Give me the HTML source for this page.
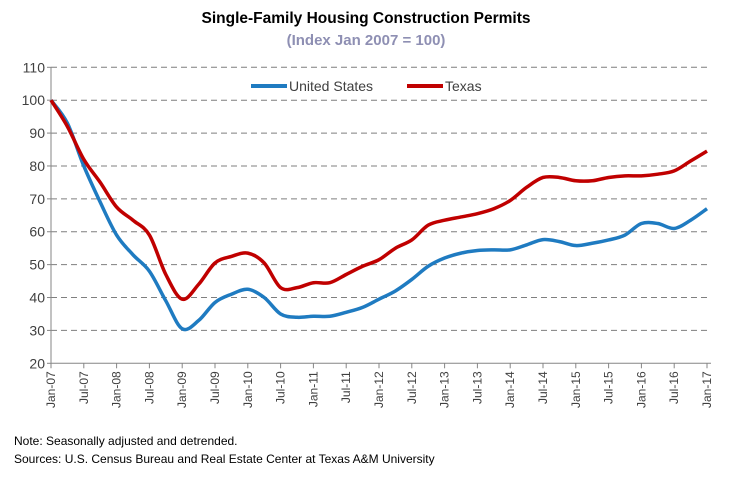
<!DOCTYPE html>
<html><head><meta charset="utf-8"><style>
body{margin:0;background:#fff;font-family:"Liberation Sans",sans-serif}
</style></head><body>
<svg width="729" height="476" viewBox="0 0 729 476" font-family="Liberation Sans, sans-serif">
<text x="366" y="23" text-anchor="middle" font-size="15.5" font-weight="bold" fill="#000">Single-Family Housing Construction Permits</text>
<text x="366" y="45" text-anchor="middle" font-size="15" font-weight="bold" fill="#8e8fb3">(Index Jan 2007 = 100)</text>
<g id="grid"></g>
<g id="axes"></g>
<g id="series"></g>
<g>
<g><line x1="251" y1="86" x2="287" y2="86" stroke="#1f7bc1" stroke-width="4"/><text x="289" y="91" font-size="14" fill="#404040">United States</text></g>
<g><line x1="407" y1="86" x2="443" y2="86" stroke="#c00000" stroke-width="4"/><text x="445" y="91" font-size="14" fill="#404040">Texas</text></g>
</g>
<text x="14" y="445" font-size="12" fill="#000">Note: Seasonally adjusted and detrended.</text>
<text x="14" y="463" font-size="12" fill="#000">Sources: U.S. Census Bureau and Real Estate Center at Texas A&amp;M University</text>
</svg>
<script>
const xLabels=["Jan-07","Jul-07","Jan-08","Jul-08","Jan-09","Jul-09","Jan-10","Jul-10","Jan-11","Jul-11","Jan-12","Jul-12","Jan-13","Jul-13","Jan-14","Jul-14","Jan-15","Jul-15","Jan-16","Jul-16","Jan-17"];
const yTicks=[20,30,40,50,60,70,80,90,100,110];
const usValues=[100,93,80,69,59,53,48,39,30.5,33,38.5,41,42.5,40,35,34,34.3,34.3,35.5,37,39.5,42,45.5,49.5,52,53.5,54.3,54.5,54.5,56,57.6,57,55.8,56.5,57.5,59,62.5,62.5,61,63.5,67];
const txValues=[100,92,82,75,67.5,63.5,59,47,39.5,44,50.5,52.5,53.5,50.5,43,43,44.5,44.5,47,49.5,51.5,55,57.5,62,63.5,64.5,65.5,67,69.5,73.5,76.5,76.5,75.5,75.5,76.5,77,77,77.5,78.5,81.5,84.5];
const NS='http://www.w3.org/2000/svg';
const x0=51,x1=707,yTop=67.3,yBot=363.3;
const xq=i=>x0+(x1-x0)*i/40;
const y=v=>yBot-(v-20)*(yBot-yTop)/90;
function mk(t,a,p){const e=document.createElementNS(NS,t);for(const k in a)e.setAttribute(k,a[k]);p.appendChild(e);return e;}
const grid=document.getElementById('grid'),axes=document.getElementById('axes'),ser=document.getElementById('series');
yTicks.forEach(v=>{
 if(v>20){const g=mk('line',{x1:x0,x2:711,y1:y(v),y2:y(v),stroke:'#7f7f7f','stroke-width':1,'stroke-dasharray':'6,4'},grid);
 
 }
 mk('line',{x1:x0-4,x2:x0,y1:y(v),y2:y(v),stroke:'#868686'},axes);
 const t=mk('text',{x:x0-6,y:y(v)+5,'text-anchor':'end','font-size':14,fill:'#404040'},axes);t.textContent=v;
 
 
});
mk('line',{x1:x0,x2:x0,y1:yTop,y2:yBot,stroke:'#868686'},axes);
mk('line',{x1:x0,x2:711,y1:yBot,y2:yBot,stroke:'#868686'},axes);
xLabels.forEach((l,i)=>{const xx=xq(i*2);
 mk('line',{x1:xx,x2:xx,y1:yBot,y2:yBot+5,stroke:'#868686'},axes);
 const t=mk('text',{x:0,y:0,'text-anchor':'end','font-size':12,fill:'#404040',transform:`translate(${xx+4},${yBot+8}) rotate(-90)`},axes);t.textContent=l;
 
 
});
function path(vals){const p=vals.map((v,i)=>[xq(i),y(v)]);let d=`M${p[0][0]},${p[0][1]}`;
 for(let i=0;i<p.length-1;i++){const a=p[i-1]||p[i],b=p[i],c=p[i+1],e=p[i+2]||c;
 d+=` C${b[0]+(c[0]-a[0])/6},${b[1]+(c[1]-a[1])/6} ${c[0]-(e[0]-b[0])/6},${c[1]-(e[1]-b[1])/6} ${c[0]},${c[1]}`;}return d;}
const pu=mk('path',{d:path(usValues),fill:'none',stroke:'#1f7bc1','stroke-width':3.5,'stroke-linejoin':'round'},ser);


const pt=mk('path',{d:path(txValues),fill:'none',stroke:'#c00000','stroke-width':3.5,'stroke-linejoin':'round'},ser);


</script>
</body></html>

◆ ◆ ◆

> THE EXERCISE
Give back the whole listing as it stands, minus its pictures.

> TASK SOLUTION
Give me the HTML source for this page.
<!DOCTYPE html>
<html><head><meta charset="utf-8"><style>
body{margin:0;background:#fff;font-family:"Liberation Sans",sans-serif}
</style></head><body>
<svg width="729" height="476" viewBox="0 0 729 476" font-family="Liberation Sans, sans-serif">
<text x="366" y="23" text-anchor="middle" font-size="15.5" font-weight="bold" fill="#000">Single-Family Housing Construction Permits</text>
<text x="366" y="45" text-anchor="middle" font-size="15" font-weight="bold" fill="#8e8fb3">(Index Jan 2007 = 100)</text>
<g id="grid"></g>
<g id="axes"></g>
<g id="series"></g>
<g>
<g><line x1="251" y1="86" x2="287" y2="86" stroke="#1f7bc1" stroke-width="4"/><text x="289" y="91" font-size="14" fill="#404040">United States</text></g>
<g><line x1="407" y1="86" x2="443" y2="86" stroke="#c00000" stroke-width="4"/><text x="445" y="91" font-size="14" fill="#404040">Texas</text></g>
</g>
<text x="14" y="445" font-size="12" fill="#000">Note: Seasonally adjusted and detrended.</text>
<text x="14" y="463" font-size="12" fill="#000">Sources: U.S. Census Bureau and Real Estate Center at Texas A&amp;M University</text>
</svg>
<script>
const xLabels=["Jan-07","Jul-07","Jan-08","Jul-08","Jan-09","Jul-09","Jan-10","Jul-10","Jan-11","Jul-11","Jan-12","Jul-12","Jan-13","Jul-13","Jan-14","Jul-14","Jan-15","Jul-15","Jan-16","Jul-16","Jan-17"];
const yTicks=[20,30,40,50,60,70,80,90,100,110];
const usValues=[100,93,80,69,59,53,48,39,30.5,33,38.5,41,42.5,40,35,34,34.3,34.3,35.5,37,39.5,42,45.5,49.5,52,53.5,54.3,54.5,54.5,56,57.6,57,55.8,56.5,57.5,59,62.5,62.5,61,63.5,67];
const txValues=[100,92,82,75,67.5,63.5,59,47,39.5,44,50.5,52.5,53.5,50.5,43,43,44.5,44.5,47,49.5,51.5,55,57.5,62,63.5,64.5,65.5,67,69.5,73.5,76.5,76.5,75.5,75.5,76.5,77,77,77.5,78.5,81.5,84.5];
const NS='http://www.w3.org/2000/svg';
const x0=51,x1=707,yTop=67.3,yBot=363.3;
const xq=i=>x0+(x1-x0)*i/40;
const y=v=>yBot-(v-20)*(yBot-yTop)/90;
function mk(t,a,p){const e=document.createElementNS(NS,t);for(const k in a)e.setAttribute(k,a[k]);p.appendChild(e);return e;}
const grid=document.getElementById('grid'),axes=document.getElementById('axes'),ser=document.getElementById('series');
yTicks.forEach(v=>{
 if(v>20){const g=mk('line',{x1:x0,x2:711,y1:y(v),y2:y(v),stroke:'#7f7f7f','stroke-width':1,'stroke-dasharray':'6,4'},grid);
 
 }
 mk('line',{x1:x0-4,x2:x0,y1:y(v),y2:y(v),stroke:'#868686'},axes);
 const t=mk('text',{x:x0-6,y:y(v)+5,'text-anchor':'end','font-size':14,fill:'#404040'},axes);t.textContent=v;
 
 
});
mk('line',{x1:x0,x2:x0,y1:yTop,y2:yBot,stroke:'#868686'},axes);
mk('line',{x1:x0,x2:711,y1:yBot,y2:yBot,stroke:'#868686'},axes);
xLabels.forEach((l,i)=>{const xx=xq(i*2);
 mk('line',{x1:xx,x2:xx,y1:yBot,y2:yBot+5,stroke:'#868686'},axes);
 const t=mk('text',{x:0,y:0,'text-anchor':'end','font-size':12,fill:'#404040',transform:`translate(${xx+4},${yBot+8}) rotate(-90)`},axes);t.textContent=l;
 
 
});
function path(vals){const p=vals.map((v,i)=>[xq(i),y(v)]);let d=`M${p[0][0]},${p[0][1]}`;
 for(let i=0;i<p.length-1;i++){const a=p[i-1]||p[i],b=p[i],c=p[i+1],e=p[i+2]||c;
 d+=` C${b[0]+(c[0]-a[0])/6},${b[1]+(c[1]-a[1])/6} ${c[0]-(e[0]-b[0])/6},${c[1]-(e[1]-b[1])/6} ${c[0]},${c[1]}`;}return d;}
const pu=mk('path',{d:path(usValues),fill:'none',stroke:'#1f7bc1','stroke-width':3.5,'stroke-linejoin':'round'},ser);


const pt=mk('path',{d:path(txValues),fill:'none',stroke:'#c00000','stroke-width':3.5,'stroke-linejoin':'round'},ser);


</script>
</body></html>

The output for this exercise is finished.